[Exercise]
Your task is to extract every line from the material below exactly.
--- start ---
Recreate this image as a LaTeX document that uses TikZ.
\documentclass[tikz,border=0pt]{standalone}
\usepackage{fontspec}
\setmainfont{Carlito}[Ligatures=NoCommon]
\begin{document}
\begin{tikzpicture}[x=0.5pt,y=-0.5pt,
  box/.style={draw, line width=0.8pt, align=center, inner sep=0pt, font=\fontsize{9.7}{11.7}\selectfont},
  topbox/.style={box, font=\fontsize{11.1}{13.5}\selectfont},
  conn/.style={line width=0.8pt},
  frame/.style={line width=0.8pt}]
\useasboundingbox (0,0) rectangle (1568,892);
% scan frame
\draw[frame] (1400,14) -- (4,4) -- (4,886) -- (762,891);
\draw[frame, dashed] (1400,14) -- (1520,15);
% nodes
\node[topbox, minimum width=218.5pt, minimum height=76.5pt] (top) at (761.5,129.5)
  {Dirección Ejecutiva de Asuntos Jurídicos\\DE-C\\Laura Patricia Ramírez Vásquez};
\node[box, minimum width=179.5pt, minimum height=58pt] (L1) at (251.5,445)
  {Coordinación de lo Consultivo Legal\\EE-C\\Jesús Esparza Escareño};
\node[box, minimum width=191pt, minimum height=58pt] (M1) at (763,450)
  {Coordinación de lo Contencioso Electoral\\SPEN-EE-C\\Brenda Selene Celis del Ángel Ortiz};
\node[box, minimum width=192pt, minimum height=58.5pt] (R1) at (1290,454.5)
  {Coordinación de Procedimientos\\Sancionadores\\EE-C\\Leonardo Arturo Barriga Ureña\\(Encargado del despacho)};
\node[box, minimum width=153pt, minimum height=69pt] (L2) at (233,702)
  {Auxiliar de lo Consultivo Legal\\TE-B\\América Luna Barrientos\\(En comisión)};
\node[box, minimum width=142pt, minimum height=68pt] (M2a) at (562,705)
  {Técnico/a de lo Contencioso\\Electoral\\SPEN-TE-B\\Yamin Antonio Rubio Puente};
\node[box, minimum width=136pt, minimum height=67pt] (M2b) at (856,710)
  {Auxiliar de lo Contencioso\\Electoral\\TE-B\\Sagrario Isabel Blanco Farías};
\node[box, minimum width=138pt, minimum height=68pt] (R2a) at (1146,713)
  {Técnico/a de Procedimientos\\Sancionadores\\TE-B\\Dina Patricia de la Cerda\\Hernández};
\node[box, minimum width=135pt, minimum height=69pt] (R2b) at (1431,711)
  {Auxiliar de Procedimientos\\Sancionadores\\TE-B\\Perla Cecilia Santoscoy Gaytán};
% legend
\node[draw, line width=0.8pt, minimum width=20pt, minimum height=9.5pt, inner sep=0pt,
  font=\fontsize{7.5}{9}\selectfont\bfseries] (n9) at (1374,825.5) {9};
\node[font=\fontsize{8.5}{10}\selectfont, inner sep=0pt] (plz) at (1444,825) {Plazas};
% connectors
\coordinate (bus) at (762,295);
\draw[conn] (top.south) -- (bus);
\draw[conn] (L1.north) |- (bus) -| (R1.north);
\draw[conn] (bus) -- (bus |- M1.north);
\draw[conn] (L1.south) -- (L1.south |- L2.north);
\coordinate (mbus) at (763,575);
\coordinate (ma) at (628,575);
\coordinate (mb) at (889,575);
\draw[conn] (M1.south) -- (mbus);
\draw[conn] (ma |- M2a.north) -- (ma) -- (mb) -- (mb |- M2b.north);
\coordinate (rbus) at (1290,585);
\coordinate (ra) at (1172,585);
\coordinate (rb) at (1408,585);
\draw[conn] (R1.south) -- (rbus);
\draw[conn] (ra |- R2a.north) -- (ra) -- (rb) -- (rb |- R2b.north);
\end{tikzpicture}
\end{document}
--- end ---
[Result]
Recreate this image as a LaTeX document that uses TikZ.
\documentclass[tikz,border=0pt]{standalone}
\usepackage{fontspec}
\setmainfont{Carlito}[Ligatures=NoCommon]
\begin{document}
\begin{tikzpicture}[x=0.5pt,y=-0.5pt,
  box/.style={draw, line width=0.8pt, align=center, inner sep=0pt, font=\fontsize{9.7}{11.7}\selectfont},
  topbox/.style={box, font=\fontsize{11.1}{13.5}\selectfont},
  conn/.style={line width=0.8pt},
  frame/.style={line width=0.8pt}]
\useasboundingbox (0,0) rectangle (1568,892);
% scan frame
\draw[frame] (1400,14) -- (4,4) -- (4,886) -- (762,891);
\draw[frame, dashed] (1400,14) -- (1520,15);
% nodes
\node[topbox, minimum width=218.5pt, minimum height=76.5pt] (top) at (761.5,129.5)
  {Dirección Ejecutiva de Asuntos Jurídicos\\DE-C\\Laura Patricia Ramírez Vásquez};
\node[box, minimum width=179.5pt, minimum height=58pt] (L1) at (251.5,445)
  {Coordinación de lo Consultivo Legal\\EE-C\\Jesús Esparza Escareño};
\node[box, minimum width=191pt, minimum height=58pt] (M1) at (763,450)
  {Coordinación de lo Contencioso Electoral\\SPEN-EE-C\\Brenda Selene Celis del Ángel Ortiz};
\node[box, minimum width=192pt, minimum height=58.5pt] (R1) at (1290,454.5)
  {Coordinación de Procedimientos\\Sancionadores\\EE-C\\Leonardo Arturo Barriga Ureña\\(Encargado del despacho)};
\node[box, minimum width=153pt, minimum height=69pt] (L2) at (233,702)
  {Auxiliar de lo Consultivo Legal\\TE-B\\América Luna Barrientos\\(En comisión)};
\node[box, minimum width=142pt, minimum height=68pt] (M2a) at (562,705)
  {Técnico/a de lo Contencioso\\Electoral\\SPEN-TE-B\\Yamin Antonio Rubio Puente};
\node[box, minimum width=136pt, minimum height=67pt] (M2b) at (856,710)
  {Auxiliar de lo Contencioso\\Electoral\\TE-B\\Sagrario Isabel Blanco Farías};
\node[box, minimum width=138pt, minimum height=68pt] (R2a) at (1146,713)
  {Técnico/a de Procedimientos\\Sancionadores\\TE-B\\Dina Patricia de la Cerda\\Hernández};
\node[box, minimum width=135pt, minimum height=69pt] (R2b) at (1431,711)
  {Auxiliar de Procedimientos\\Sancionadores\\TE-B\\Perla Cecilia Santoscoy Gaytán};
% legend
\node[draw, line width=0.8pt, minimum width=20pt, minimum height=9.5pt, inner sep=0pt,
  font=\fontsize{7.5}{9}\selectfont\bfseries] (n9) at (1374,825.5) {9};
\node[font=\fontsize{8.5}{10}\selectfont, inner sep=0pt] (plz) at (1444,825) {Plazas};
% connectors
\coordinate (bus) at (762,295);
\draw[conn] (top.south) -- (bus);
\draw[conn] (L1.north) |- (bus) -| (R1.north);
\draw[conn] (bus) -- (bus |- M1.north);
\draw[conn] (L1.south) -- (L1.south |- L2.north);
\coordinate (mbus) at (763,575);
\coordinate (ma) at (628,575);
\coordinate (mb) at (889,575);
\draw[conn] (M1.south) -- (mbus);
\draw[conn] (ma |- M2a.north) -- (ma) -- (mb) -- (mb |- M2b.north);
\coordinate (rbus) at (1290,585);
\coordinate (ra) at (1172,585);
\coordinate (rb) at (1408,585);
\draw[conn] (R1.south) -- (rbus);
\draw[conn] (ra |- R2a.north) -- (ra) -- (rb) -- (rb |- R2b.north);
\end{tikzpicture}
\end{document}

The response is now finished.